Dengan NPL dan NPF yang rendah, permodalan industry perbankan dan Industri keuangan non bank (IKNB) juga terjaga stabil dan sehat. Rasio permodalan perbankan pada Pebruari 2022 tercatat sangat aman di atas threshold pada level 25,82%. Demikian juga dengan permodalan industri asuransi (IKNB). Risk Based Capital (RBC) Industri Asuransi Jiwa berada di level 535,72%, dan RBC industry asuransi umum di level 323,11%. Keduanya aman di atas threshold 120%.
Prestasi OJK tidak hanya itu. OJK juga mampu menjaga likuiditas sector keuangan, khususnya perbankan. Likuiditas perbankan pada Pebruari 2022 berada pada level sangat mencukupi. Rasio Alat Likuid terhadap Non-Core Deposit terjaga di level 147,33, sementara threshold nya hanya 50%. Demikian juga dengan rasio Alat Likuid terhadap DPK berada di level 32,72%, cukup jauh di atas threshold 10%.
Stabilitas yang dicerminkan terjaganya risiko, likuiditas dan permodalan, merupakan modal bagi industry jasa keuangan untuk mendukung perekonomian. Stabilitas tersebut tidak sepenuhnya berarti apabila industry keuangan tidak mampu menjalankan fungsi utamanya sebagai lembaga intermediasi yaitu mengumpulkan dana dari masyarakat dan menyalurkannya kembali ke masyarakat.
Di pasar modal, berjalannya fungsi intermediasi ditunjukkan oleh jumlah emiten, jumlah investor dan besar nya kapitalisasi. Sementara di perbankan, fungsi intermediasi di tunjukan dengan bertumbuhnya DPK yang diimbangi oleh bertumbuhnya penyaluran kredit. Ketika perbankan tidak mampu menyalurkan kredit, perbankan akan dinilai tidak melaksanakan fungsinya dengan baik.

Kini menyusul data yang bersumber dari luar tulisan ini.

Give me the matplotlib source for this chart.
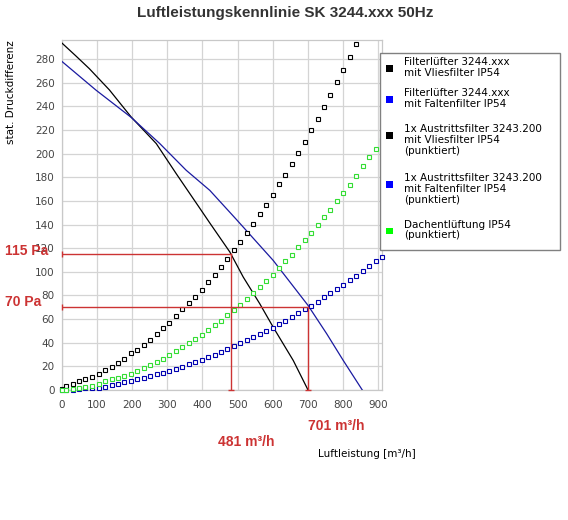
import matplotlib
matplotlib.use('Agg')
import matplotlib.pyplot as plt
from matplotlib.patches import Rectangle

# --- data ---
# solid fan curves (Filterlüfter)
fan_vlies_x = [0, 40, 79, 136, 198, 269, 326, 390, 421, 478, 516, 563, 601, 658, 700]
fan_vlies_y = [294, 283, 272, 254, 231, 208.6, 183, 155, 141.4, 116.8, 95.6, 73, 53.2, 25, 0]
fan_falten_x = [0, 98, 198, 279, 354, 421, 497, 601, 700, 753, 800, 854]
fan_falten_y = [278.4, 253.8, 230.7, 208.6, 186, 169, 144.2, 109.7, 71.6, 47.6, 25, 0]

# dotted resistance curves
dots_x_short = [0, 13, 32, 49, 68, 86, 106, 123, 143, 160, 177, 197, 214, 234, 251, 271,
                288, 305, 325, 342, 362, 379, 399, 416, 436, 453, 470, 490, 507, 527,
                544, 564, 581, 601, 618, 635, 655, 672, 692, 709, 729, 746, 763, 783,
                800, 820, 837]
dots_x_long = dots_x_short + [857, 874, 894, 911]
austritt_vlies_y = [1, 3, 4.7, 7.2, 8.9, 11.2, 13.7, 17.1, 19.7, 23, 26.4, 30.9, 34, 38.3,
                    42.5, 47.6, 52.7, 57, 62.9, 68.8, 73.9, 79, 84.9, 91.7, 97.6, 104.4,
                    111.2, 118.8, 125.6, 133.2, 140.8, 149.3, 157, 165.4, 174, 182.4,
                    191.7, 201, 210.3, 219.7, 229.8, 239.2, 249.3, 260.3, 270.5, 281.5, 292.5]
austritt_falten_y = [0, 0.2, 0.4, 0.6, 1.3, 1.6, 2.0, 2.7, 3.9, 5.2, 6.4, 7.6, 9.2, 10.4,
                     12.0, 13.4, 14.8, 16.3, 18.0, 19.7, 22.0, 23.9, 25.6, 27.9, 29.8, 32.2,
                     34.7, 37.3, 39.4, 41.9, 45.0, 47.6, 50.2, 52.8, 56.0, 58.7, 62.0, 65.4,
                     68.8, 71.5, 74.8, 78.8, 82.3, 85.8, 89.2, 93.3, 96.8, 101.0, 105.3,
                     109.5, 112.9]
dach_y = [0, 0.4, 1, 1.9, 2.7, 3.6, 5.3, 7.2, 8.9, 10.3, 12, 13.7, 16.3, 18.8, 21.4, 23.9,
          26.4, 29.8, 33.2, 36.6, 40, 43.4, 46.8, 51, 55.3, 58.6, 63.7, 68, 72.2, 77.3,
          82.4, 87.5, 92.5, 97.6, 103.6, 109.5, 114.6, 121.4, 127.3, 133.2, 140, 146.8,
          152.7, 160.3, 167.1, 173.9, 181.5, 189.2, 196.8, 204.4, 212]

# operating points
op_flow = [481, 701]
op_press = [115, 70]

legend_labels = ['Filterlüfter 3244.xxx\nmit Vliesfilter IP54',
                 'Filterlüfter 3244.xxx\nmit Faltenfilter IP54',
                 '1x Austrittsfilter 3243.200\nmit Vliesfilter IP54\n(punktiert)',
                 '1x Austrittsfilter 3243.200\nmit Faltenfilter IP54\n(punktiert)',
                 'Dachentlüftung IP54\n(punktiert)']
legend_colors = ['#000000', '#0000ff', '#000000', '#0000ff', '#00ff00']
legend_top_px = [57, 88, 124.5, 173, 219.5]

W, H = 568, 520
RED = '#cc3333'
fig = plt.figure(figsize=(W / 100, H / 100), dpi=100)
fig.patch.set_facecolor('white')
ax = fig.add_axes([61.5 / W, 1 - 390 / H, 320.5 / W, 349.7 / H])
ax.set_xlim(0, 910)
ax.set_ylim(0, 296)
ax.set_xticks(range(0, 901, 100))
ax.set_yticks(range(0, 281, 20))
ax.grid(True, color='#d4d4d4', lw=0.9)
ax.set_axisbelow(True)
for s in ax.spines.values():
    s.set_color('#c8c8c8')
    s.set_linewidth(0.9)
ax.tick_params(length=0, labelsize=7.5, labelcolor='#444444', pad=5)
ax.tick_params(axis='x', pad=7)

# solid curves
ax.plot(fan_vlies_x, fan_vlies_y, color='#000000', lw=0.9, zorder=3)
ax.plot(fan_falten_x, fan_falten_y, color='#1a1aa0', lw=0.9, zorder=3)

# dotted curves (hollow squares)
mk = dict(ls='none', marker='s', ms=2.5, mew=0.8, mfc='white', zorder=4, clip_on=False)
ax.plot(dots_x_short, austritt_vlies_y, mec='#000000', **mk)
ax.plot(dots_x_long, austritt_falten_y, mec='#0000b0', **mk)
ax.plot(dots_x_long, dach_y, mec='#33dd33', **mk)

# operating point guide lines
for q, p in zip(op_flow, op_press):
    ax.plot([0, q], [p, p], color=RED, lw=1.0, zorder=5)
    ax.plot([q, q], [0, p], color=RED, lw=1.0, zorder=5)
    ax.plot([0], [p], marker='|', color=RED, ms=4, mew=1, zorder=5, clip_on=False)
    ax.plot([q], [0], marker='_', color=RED, ms=4, mew=1, zorder=5, clip_on=False)

# red value labels
lbl = dict(color=RED, fontsize=10, fontweight='bold', family='Liberation Sans', va='center')
fig.text(5 / W, 1 - 251 / H, f'{op_press[0]} Pa', ha='left', **lbl)
fig.text(5 / W, 1 - 301.5 / H, f'{op_press[1]} Pa', ha='left', **lbl)
fig.text(246.5 / W, 1 - 441.5 / H, f'{op_flow[0]} m³/h', ha='center', **lbl)
fig.text(336 / W, 1 - 426.5 / H, f'{op_flow[1]} m³/h', ha='center', **lbl)

# titles / axis labels
fig.text(285 / W, 1 - 13 / H, 'Luftleistungskennlinie SK 3244.xxx 50Hz', color='#333333',
         fontsize=11, fontweight='bold', family='Liberation Sans', ha='center', va='center')
fig.text(11.5 / W, 1 - 40 / H, 'stat. Druckdifferenz', rotation=90, fontsize=7.5,
         ha='center', va='top', color='#000000')
fig.text(366.5 / W, 1 - 454 / H, 'Luftleistung [m³/h]', fontsize=7.5,
         ha='center', va='center', color='#000000')

# legend box drawn by hand
fig.patches.append(Rectangle((379.5 / W, 1 - 249.5 / H), 180 / W, 196.5 / H,
                             transform=fig.transFigure, facecolor='white',
                             edgecolor='#808080', lw=1.0, zorder=10))
for lab, col, top in zip(legend_labels, legend_colors, legend_top_px):
    fig.patches.append(Rectangle((386.3 / W, 1 - (top + 14.5) / H), 6.5 / W, 6.5 / H,
                                 transform=fig.transFigure, facecolor=col,
                                 edgecolor='none', zorder=11))
    fig.text(404 / W, 1 - top / H, lab, fontsize=7.5, ha='left', va='top',
             linespacing=1.12, color='#000000', zorder=12)

fig.savefig('out.png', dpi=100, facecolor='white')
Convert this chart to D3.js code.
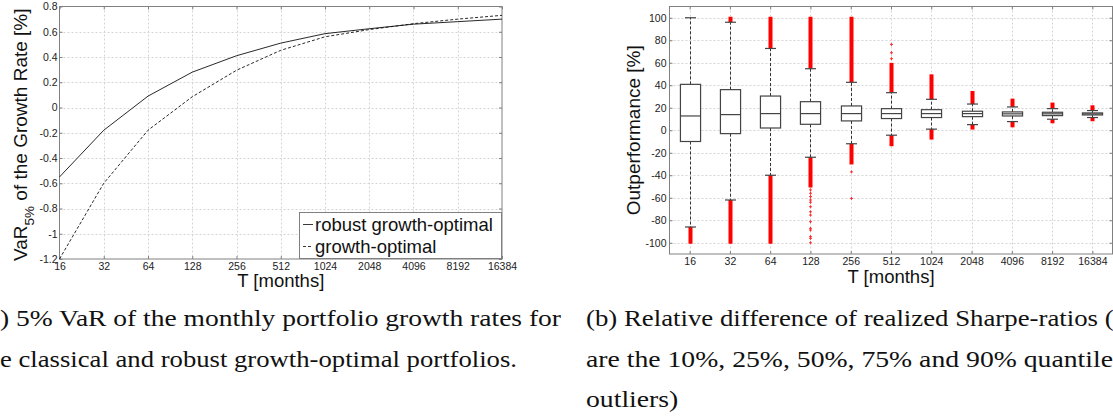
<!DOCTYPE html>
<html><head><meta charset="utf-8">
<script src="https://cdn.jsdelivr.net/npm/d3@7"></script>
<style>body{margin:0;background:#fff;overflow:hidden} svg{display:block}</style>
</head><body>
<svg id="c" width="1113" height="416"></svg>
<script>
// ---------- data ----------
const T = [16, 32, 64, 128, 256, 512, 1024, 2048, 4096, 8192, 16384];
const xTickLabels = ["16","32","64","128","256","512","1024","2048","4096","8192","16384"];
const seriesNames = ["robust growth-optimal", "growth-optimal"];
const varRobust = [-0.55, -0.18, 0.09, 0.28, 0.41, 0.51, 0.585, 0.624, 0.66, 0.68, 0.70];
const varGrowth = [-1.2, -0.60, -0.18, 0.085, 0.295, 0.453, 0.56, 0.617, 0.664, 0.70, 0.73];
const leftYTicks = [-1.2, -1, -0.8, -0.6, -0.4, -0.2, 0, 0.2, 0.4, 0.6, 0.8];
const leftYLabels = ["-1.2","-1","-0.8","-0.6","-0.4","-0.2","0","0.2","0.4","0.6","0.8"];

const q10 = [-86, -62, -40, -24, -12, -4.4, 1, 5, 7.7, 9.8, 11.3];
const q25 = [-10, -3, 2, 5.3, 8.3, 10.4, 11.3, 12.1, 12.7, 13, 13.6];
const q50 = [12.7, 13.9, 14.8, 14.8, 14.8, 14.8, 14.8, 14.8, 14.6, 14.6, 14.5];
const q75 = [40.8, 36.1, 30.4, 25.4, 21.6, 19.2, 18.3, 16.9, 16.3, 16, 15.4];
const q90 = [100, 96, 72.7, 54.7, 42.6, 33.4, 27.5, 23.3, 20.7, 19.2, 17.5];
// dense outlier ranges (upper tail, lower tail); null = none
const outHighTop = [null, 100, 100, 100, 100, 59, 48.8, 34, 27.2, 23.7, 21.3];
const outLowBottom = [-100, -100, -100, -50, -29.5, -13.3, -7.4, 1.5, 3.5, 7.1, 8.9];
const sparseOutliers = [[], [], [], [-53, -56, -59, -62, -64, -68, -72.5, -75.4, -81.3, -87.2, -88.7, -94.6, -96, -100],
  [-37, -60.6], [63.6, 68.9, 76.3], [], [], [], [], []];
const rightYTicks = [-100, -80, -60, -40, -20, 0, 20, 40, 60, 80, 100];
const rightYLabels = ["-100","-80","-60","-40","-20","0","20","40","60","80","100"];

// ---------- setup ----------
const svg = d3.select("#c");
const SANS = "'Liberation Sans', Arial, sans-serif";
const SERIF = "'Liberation Serif', 'Times New Roman', serif";
const GRID = "#d4d4d4", FRAME = "#808080";

// ---------- left chart ----------
const L = {l: 59.5, r: 502, t: 6.5, b: 259};
const xL = d3.scaleLog().base(2).domain([16, 16384]).range([L.l, L.r]);
const yL = d3.scaleLinear().domain([-1.2, 0.8]).range([L.b, L.t]);
const gL = svg.append("g");

gL.selectAll(".gx").data(T.slice(1, -1)).join("line")
  .attr("x1", d => Math.round(xL(d)) + 0.5).attr("x2", d => Math.round(xL(d)) + 0.5)
  .attr("y1", L.t).attr("y2", L.b).attr("stroke", GRID).attr("stroke-dasharray", "2,2");
gL.selectAll(".gy").data(leftYTicks.slice(1, -1)).join("line")
  .attr("y1", d => Math.round(yL(d)) + 0.5).attr("y2", d => Math.round(yL(d)) + 0.5)
  .attr("x1", L.l).attr("x2", L.r).attr("stroke", GRID).attr("stroke-dasharray", "2,2");

function styleAxis(g, showText) {
  g.select(".domain").remove();
  g.selectAll(".tick line").attr("stroke", FRAME);
  g.selectAll("text").style("font-family", SANS).style("font-size", "10.5px").attr("fill", "#222");
  if (!showText) g.selectAll("text").remove();
}
gL.append("g").attr("transform", `translate(0,${L.b})`)
  .call(d3.axisBottom(xL).tickValues(T).tickFormat((d, i) => xTickLabels[i]).tickSize(-3).tickPadding(4))
  .call(g => styleAxis(g, true));
gL.append("g").attr("transform", `translate(0,${L.t})`)
  .call(d3.axisTop(xL).tickValues(T).tickSize(-3)).call(g => styleAxis(g, false));
gL.append("g").attr("transform", `translate(${L.l},0)`)
  .call(d3.axisLeft(yL).tickValues(leftYTicks).tickFormat((d, i) => leftYLabels[i]).tickSize(-3).tickPadding(2))
  .call(g => styleAxis(g, true));
gL.append("g").attr("transform", `translate(${L.r},0)`)
  .call(d3.axisRight(yL).tickValues(leftYTicks).tickSize(-3)).call(g => styleAxis(g, false));
gL.append("rect").attr("x", L.l).attr("y", L.t).attr("width", L.r - L.l).attr("height", L.b - L.t)
  .attr("fill", "none").attr("stroke", FRAME);

const lineL = d3.line().x((d, i) => xL(T[i])).y(d => yL(d));
gL.append("path").datum(varRobust).attr("d", lineL).attr("fill", "none").attr("stroke", "#111").attr("stroke-width", 0.9);
gL.append("path").datum(varGrowth).attr("d", lineL).attr("fill", "none").attr("stroke", "#111").attr("stroke-width", 0.9).attr("stroke-dasharray", "3,2");

// legend
const lg = gL.append("g");
lg.append("rect").attr("x", 299.5).attr("y", 212.5).attr("width", 202).attr("height", 46)
  .attr("fill", "#fff").attr("stroke", FRAME);
seriesNames.forEach((n, i) => {
  const yy = 224.5 + i * 22;
  lg.append("line").attr("x1", 303).attr("x2", 313).attr("y1", yy).attr("y2", yy)
    .attr("stroke", "#222").attr("stroke-width", 0.9).attr("stroke-dasharray", i ? "3,2" : null);
  lg.append("text").attr("x", 315).attr("y", yy + 6.5).style("font-family", SANS).style("font-size", "18.5px")
    .attr("fill", "#111").text(n);
});

// axis labels
svg.append("text").attr("x", (L.l + L.r) / 2).attr("y", 287).attr("text-anchor", "middle")
  .style("font-family", SANS).style("font-size", "18.5px").attr("fill", "#111").text("T [months]");
const yl = svg.append("text").attr("transform", `translate(27,${(L.t + L.b) / 2 + 2}) rotate(-90)`)
  .attr("text-anchor", "middle").style("font-family", SANS).style("font-size", "19px").attr("fill", "#111");
yl.append("tspan").text("VaR");
yl.append("tspan").style("font-size", "13.5px").attr("dy", 7).text("5%");
yl.append("tspan").attr("dy", -7).text(" of the Growth Rate [%]");

// ---------- right chart ----------
const R = {l: 669.5, r: 1112.5, t: 6.5, b: 254};
const xR = d3.scalePoint().domain(T).range([R.l, R.r]).padding(0.5);
const yR = d3.scaleLinear().domain([-110, 110]).range([R.b, R.t]);
const gR = svg.append("g");

gR.selectAll(".gx").data(T).join("line")
  .attr("x1", d => Math.round(xR(d)) + 0.5).attr("x2", d => Math.round(xR(d)) + 0.5)
  .attr("y1", R.t).attr("y2", R.b).attr("stroke", GRID).attr("stroke-dasharray", "2,2");
gR.selectAll(".gy").data(rightYTicks).join("line")
  .attr("y1", d => Math.round(yR(d)) + 0.5).attr("y2", d => Math.round(yR(d)) + 0.5)
  .attr("x1", R.l).attr("x2", R.r).attr("stroke", GRID).attr("stroke-dasharray", "2,2");

gR.append("g").attr("transform", `translate(0,${R.b})`)
  .call(d3.axisBottom(xR).tickFormat((d, i) => xTickLabels[i]).tickSize(-3).tickPadding(4))
  .call(g => styleAxis(g, true));
gR.append("g").attr("transform", `translate(0,${R.t})`)
  .call(d3.axisTop(xR).tickSize(-3)).call(g => styleAxis(g, false));
gR.append("g").attr("transform", `translate(${R.l},0)`)
  .call(d3.axisLeft(yR).tickValues(rightYTicks).tickFormat((d, i) => rightYLabels[i]).tickSize(-3).tickPadding(3))
  .call(g => styleAxis(g, true));
gR.append("g").attr("transform", `translate(${R.r},0)`)
  .call(d3.axisRight(yR).tickValues(rightYTicks).tickSize(-3)).call(g => styleAxis(g, false));
gR.append("rect").attr("x", R.l).attr("y", R.t).attr("width", R.r - R.l).attr("height", R.b - R.t)
  .attr("fill", "none").attr("stroke", FRAME);

const bw = xR.step() * 0.5, cw = 11;
const BOX = "#444";
T.forEach((t, i) => {
  const cx = Math.round(xR(t)) + 0.5;
  const g = gR.append("g");
  if (outHighTop[i] !== null) {
    g.append("rect").attr("x", cx - 2).attr("width", 4).attr("y", yR(outHighTop[i]) - 1)
      .attr("height", yR(q90[i]) - yR(outHighTop[i]) + 1).attr("fill", "#ff0000");
  }
  if (outLowBottom[i] !== null) {
    g.append("rect").attr("x", cx - 2).attr("width", 4).attr("y", yR(q10[i]))
      .attr("height", yR(outLowBottom[i]) - yR(q10[i]) + 1).attr("fill", "#ff0000");
  }
  sparseOutliers[i].forEach(v => {
    const y = yR(v);
    g.append("path").attr("d", `M${cx - 1.5},${y}H${cx + 1.5}M${cx},${y - 1.5}V${y + 1.5}`)
      .attr("stroke", "#ff3030").attr("stroke-width", 1);
  });
  g.append("line").attr("x1", cx).attr("x2", cx).attr("y1", yR(q75[i])).attr("y2", yR(q90[i]))
    .attr("stroke", "#333").attr("stroke-dasharray", "3,2");
  g.append("line").attr("x1", cx).attr("x2", cx).attr("y1", yR(q25[i])).attr("y2", yR(q10[i]))
    .attr("stroke", "#333").attr("stroke-dasharray", "3,2");
  [q90[i], q10[i]].forEach(v => {
    g.append("line").attr("x1", cx - cw / 2).attr("x2", cx + cw / 2).attr("y1", yR(v)).attr("y2", yR(v))
      .attr("stroke", BOX).attr("stroke-width", 1.2);
  });
  g.append("rect").attr("x", cx - bw / 2).attr("width", bw).attr("y", yR(q75[i]))
    .attr("height", yR(q25[i]) - yR(q75[i])).attr("fill", "#fff").attr("stroke", BOX).attr("stroke-width", 1.2);
  g.append("line").attr("x1", cx - bw / 2).attr("x2", cx + bw / 2).attr("y1", yR(q50[i])).attr("y2", yR(q50[i]))
    .attr("stroke", BOX).attr("stroke-width", 1.2);
});

svg.append("text").attr("x", (R.l + R.r) / 2).attr("y", 283).attr("text-anchor", "middle")
  .style("font-family", SANS).style("font-size", "18.5px").attr("fill", "#111").text("T [months]");
svg.append("text").attr("transform", `translate(640,${(R.t + R.b) / 2}) rotate(-90)`)
  .attr("text-anchor", "middle").style("font-family", SANS).style("font-size", "19px").attr("fill", "#111")
  .text("Outperformance [%]");

// ---------- captions ----------
const CAPFS = 23;
function measure(s) {
  const t = svg.append("text").style("font-family", SERIF).style("font-size", CAPFS + "px").text(s);
  const w = t.node().getComputedTextLength(); t.remove(); return w;
}
function capLine(full, x, y, scale) {
  svg.append("text").attr("x", x).attr("y", y).style("font-family", SERIF).style("font-size", CAPFS + "px")
    .attr("fill", "#111").attr("textLength", measure(full) * scale).attr("lengthAdjust", "spacingAndGlyphs")
    .text(full);
}
{
  const l1 = "(a) 5% VaR of the monthly portfolio growth rates for";
  const s1 = 561 / (measure(l1) - measure("(a"));
  capLine(l1, -measure("(a") * s1, 326, s1);
  const l2 = "the classical and robust growth-optimal portfolios.";
  const s2 = 517 / (measure(l2) - measure("th"));
  capLine(l2, -measure("th") * s2, 367, s2);
}
{
  const r1 = "(b) Relative difference of realized Sharpe-ratios (shown";
  const s1 = 512 / measure("(b) Relative difference of realized Sharpe-ratios");
  capLine(r1, 586, 326, s1);
  const r2 = "are the 10%, 25%, 50%, 75% and 90% quantiles and";
  const s2 = 527 / measure("are the 10%, 25%, 50%, 75% and 90% quantile");
  capLine(r2, 586, 367, s2);
  capLine("outliers)", 586, 407, s2);
}
</script>
</body></html>
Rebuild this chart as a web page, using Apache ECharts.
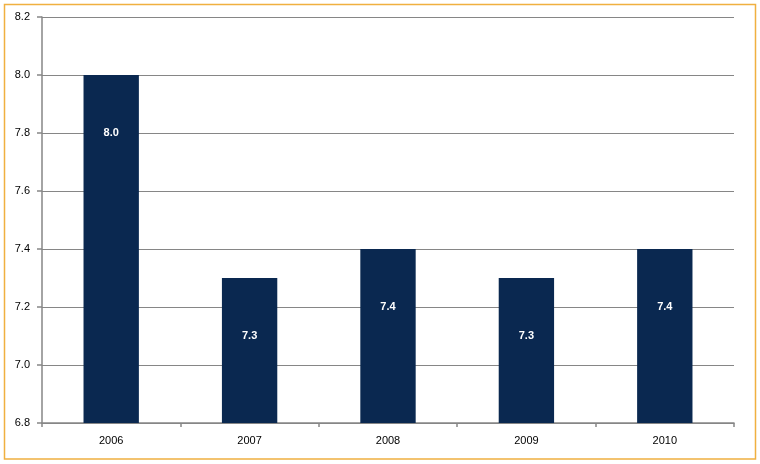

Selama pandemi, Pasar modal mampu menjaga fungsinya dengan baik. Kapitalisasi terus bertumbuh didukung oleh kenaikan investor ritel. Sayangnya di sisi lain fungsi intermediasi perbankan mengalami banyak hambatan. DPK perbankan memang tumbuh sangat tinggi, karena masyarakat mengurangi konsumsi. Tetapi penyaluran kredit justru tumbuh negative, karena dunia usaha tidak bisa beroperasi secara normal.
Pertumbuhan kredit pada tahun 2020 turun hingga minus 2,41% (y.o.y). Baru pada tahun 2021, penyaluran kredit kembali positif walaupun masih sangat rendah yaitu sebesar 5,42% (y.o.y). Fungsi intermediasi perbankan terus membaik pada tahun 2022. Pertumbuhan kredit pada bulan Pebruari 2022 mencapai 6,33% (y.o.y), lebih tinggi dibandingkan bulan Januari (5,5%).
Stabilitas industry keuangan yang didukung oleh mulai tumbuhnya penyaluran kredit merupakan modal besar pulihnya ekonomi. Kondisi ini tentunya tidak terjadi begitu saja, melainkan dikarenakan adanya kebijakan yang tepat yang diimbangi oleh pengawasan yang ketat oleh OJK. Dan itu tentunya tidak terlepas dari kinerja yang baik dari Dewan Komisioner OJK.